Australia may have the slightest edge. Pat Cummins’ team will be the fresher, himself included. Steve Smith and Marnus Labuschagne have acclimatised in county cricket. The bowlers are well rested.
The squad is at full strength, that ugly blow to Cameron Green’s arm in his last IPL engagement having proven less serious than one first feared, while Scott Boland is the ideal proxy should Josh Hazlewood not come up.
India have both enormous experience, with Cheteshwar Pujara grinding runs out for Sussex lately, and ample flair, with Shubman Gill probably the world’s hottest batting property at the moment.
But they have lost four and drawn one of their last ten Tests abroad even as their strength at home has grown – the two may not be unrelated. They still lack Jasprit Bumrah, Shreyas Iyer and Rishabh Pant – perhaps indefinitely in the case of the last.
Which is why, I suspect, they will be sorely tempted to go into the final not with Pant’s replacement during the Border-Gavaskar Trophy, KS Bharat, but Rohit Sharma’s Mumbai Indians’ exuberant opening partner, Ishan Kishan.
In India, Bharat rather failed to meet the standards of an elite gloveman; uncapped Ishan probably won’t ever, but the brio of his left-handed batting is the nearest his country have to a like-for-like Pant substitute.
Ishan’s 14 one-day internationals include a 131-ball 210 against Bangladesh six months ago, and his freedom at number seven would be enhanced by the presences of the Ravis, Jadeja and Ashwin, at numbers six and eight.
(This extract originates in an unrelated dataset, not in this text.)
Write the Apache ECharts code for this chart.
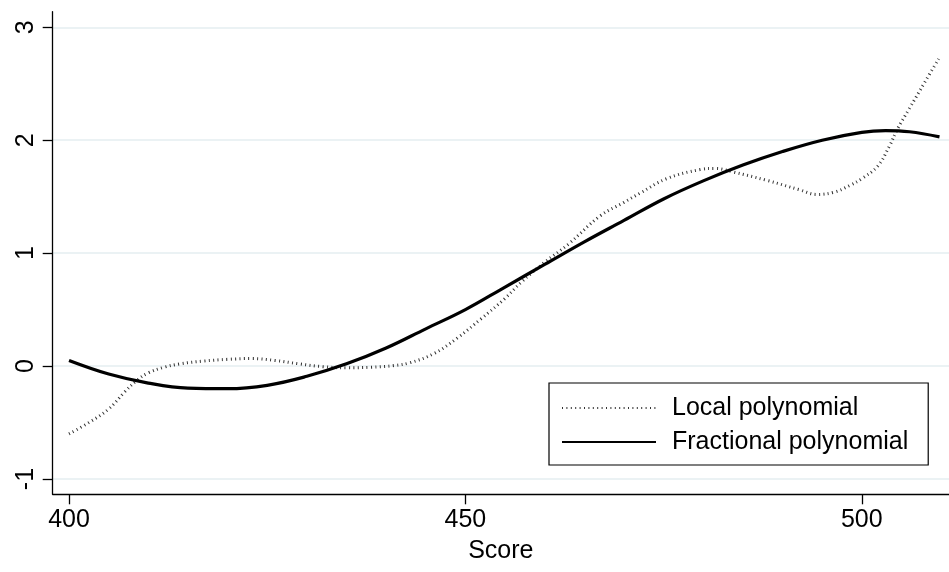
<!DOCTYPE html>
<html>
<head>
<meta charset="utf-8">
<script src="https://cdn.jsdelivr.net/npm/echarts@6/dist/echarts.min.js"></script>
<style>html,body{margin:0;padding:0;background:#fff;}#c{width:949px;height:572px;}</style>
</head>
<body>
<div id="c"></div>
<script>
// Local polynomial (dotted)
var lpX = [400, 402.5, 405, 407, 408.5, 410, 412, 414, 417, 420, 423, 426, 429, 432, 435, 438, 441, 443, 446, 449, 452, 455, 457, 460, 463, 467, 470, 472, 475.4, 479.6, 481.5, 483.7, 488, 492.2, 494.3, 496.5, 498.5, 500, 502, 503.5, 504.5, 506, 508, 509.7];
var lpY = [-0.60, -0.50, -0.38, -0.23, -0.13, -0.06, -0.01, 0.02, 0.045, 0.06, 0.067, 0.05, 0.02, -0.005, -0.015, -0.01, 0.005, 0.03, 0.11, 0.25, 0.42, 0.60, 0.74, 0.92, 1.08, 1.33, 1.45, 1.53, 1.66, 1.74, 1.75, 1.72, 1.645, 1.56, 1.52, 1.54, 1.60, 1.66, 1.77, 1.95, 2.10, 2.28, 2.52, 2.72];
// Fractional polynomial (solid)
var fpX = [400, 405, 410, 415, 420, 425, 430, 435, 440, 445, 450, 455, 460, 465, 470, 475, 480, 485, 490, 495, 500, 503, 506, 509.8];
var fpY = [0.05, -0.07, -0.15, -0.195, -0.20, -0.17, -0.09, 0.02, 0.16, 0.33, 0.50, 0.70, 0.90, 1.10, 1.29, 1.48, 1.64, 1.78, 1.90, 2.00, 2.07, 2.085, 2.075, 2.03];
var xTicks = [400, 450, 500];
var yTicks = [-1, 0, 1, 2, 3];
var seriesNames = ['Local polynomial', 'Fractional polynomial'];
var xTitle = 'Score';

function pairs(xs, ys) { return xs.map(function (x, i) { return [x, ys[i]]; }); }

var FONT = '"Liberation Sans", Arial, sans-serif';
var chart = echarts.init(document.getElementById('c'), null, { renderer: 'canvas' });
chart.setOption({
  animation: false,
  backgroundColor: '#ffffff',
  grid: { left: 52.7, right: 0, top: 11.7, bottom: 77.7, containLabel: false },
  xAxis: {
    type: 'value',
    min: 397.94,
    max: 511,
    name: xTitle,
    nameLocation: 'middle',
    nameGap: 44,
    nameTextStyle: { fontSize: 25, fontFamily: FONT, color: '#000' },
    axisLine: { show: true, onZero: false, lineStyle: { color: '#000', width: 1.3 } },
    axisTick: { show: true, length: 10, customValues: xTicks, lineStyle: { color: '#000', width: 1.3 } },
    axisLabel: { customValues: xTicks, fontSize: 25, fontFamily: FONT, color: '#000', margin: 13 },
    splitLine: { show: false }
  },
  yAxis: {
    type: 'value',
    min: -1.135,
    max: 3.138,
    axisLine: { show: true, onZero: false, lineStyle: { color: '#000', width: 1.3 } },
    axisTick: { show: true, length: 10, customValues: yTicks, lineStyle: { color: '#000', width: 1.3 } },
    axisLabel: { customValues: yTicks, rotate: 90, fontSize: 25, fontFamily: FONT, color: '#000', margin: 14 },
    splitLine: { show: true, lineStyle: { color: '#e4eef0', width: 1.5 } }
  },
  legend: {
    orient: 'vertical',
    left: 549,
    top: 383,
    padding: [10, 20, 8, 12],
    itemGap: 4,
    itemWidth: 94,
    itemHeight: 14,
    borderColor: '#000',
    borderWidth: 1.2,
    backgroundColor: '#fff',
    selectedMode: false,
    itemStyle: { opacity: 0, borderWidth: 0 },
    textStyle: { fontSize: 25, fontFamily: FONT, color: '#000', lineHeight: 30, padding: [0, 0, 0, 11] },
    data: seriesNames
  },
  series: [
    {
      name: seriesNames[0],
      type: 'line',
      data: pairs(lpX, lpY),
      smooth: 0.4,
      symbol: 'none',
      showSymbol: false,
      lineStyle: { color: '#333', width: 3, type: [1, 3.4], cap: 'butt' },
      z: 2
    },
    {
      name: seriesNames[1],
      type: 'line',
      data: pairs(fpX, fpY),
      smooth: 0.4,
      symbol: 'none',
      showSymbol: false,
      lineStyle: { color: '#000', width: 3.2, type: 'solid' },
      z: 3
    }
  ]
});
</script>
</body>
</html>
He’s 24, ripe and dauntless.
But again, to step back a little, what’s discouraging about the World Test Championship Final is that the occasion must be enjoyed, in the words of Viktor Frankl, in spite of everything.
There is virtually no lead-in for expectation to build; there is no pause afterwards to savour its events or significance; four days separate it from the Edgbaston Test. You must squint in such a way as to overlook that the World Test Championship itself is bonkers. One team has played as many as 22 Tests (England), others as few as 12 (Bangladesh and Sri Lanka); three other Test nations (Afghanistan, Zimbabwe, Ireland) do not even compete, having been allotted a total of half a dozen Tests in the last two years.
While Tests are traditionally played in series hosted by one nation or other (viz the Ashes), the final is a one-off in a neutral venue, far from the fans of the participating countries, muting the overall effect, reducing a global showpiece to a boutique property.
Finally, the WTC final is another expression of cricket’s devil’s bargain. It depends for its commercial viability on India playing in the final, bringing some of its vast television audiences – even as the politically-squalid Board of Control for Cricket in India connives to suck the marrow out of the rest of the international game.
So let’s be absolutely frank: as terrific as the cricketers will be on show from next Wednesday, as exciting as the potential of their rivalry, the WTC final is cricket’s lip service to a format with a clouded future. Which is a thousand pities.
Cricket will pause momentarily, then revert to the far more pressing business of making money. After the Headingley Test, in fact, it will be time to tune in to the likes of the San Francisco Unicorns (captain Aaron Finch) and the Washington Freedom (captain Moises Henriques) in the US’s Major League Cricket. I haven’t checked, but imagine they also have the final at the end.
Cricket scheduling keeps finding ways to make itself a darker art.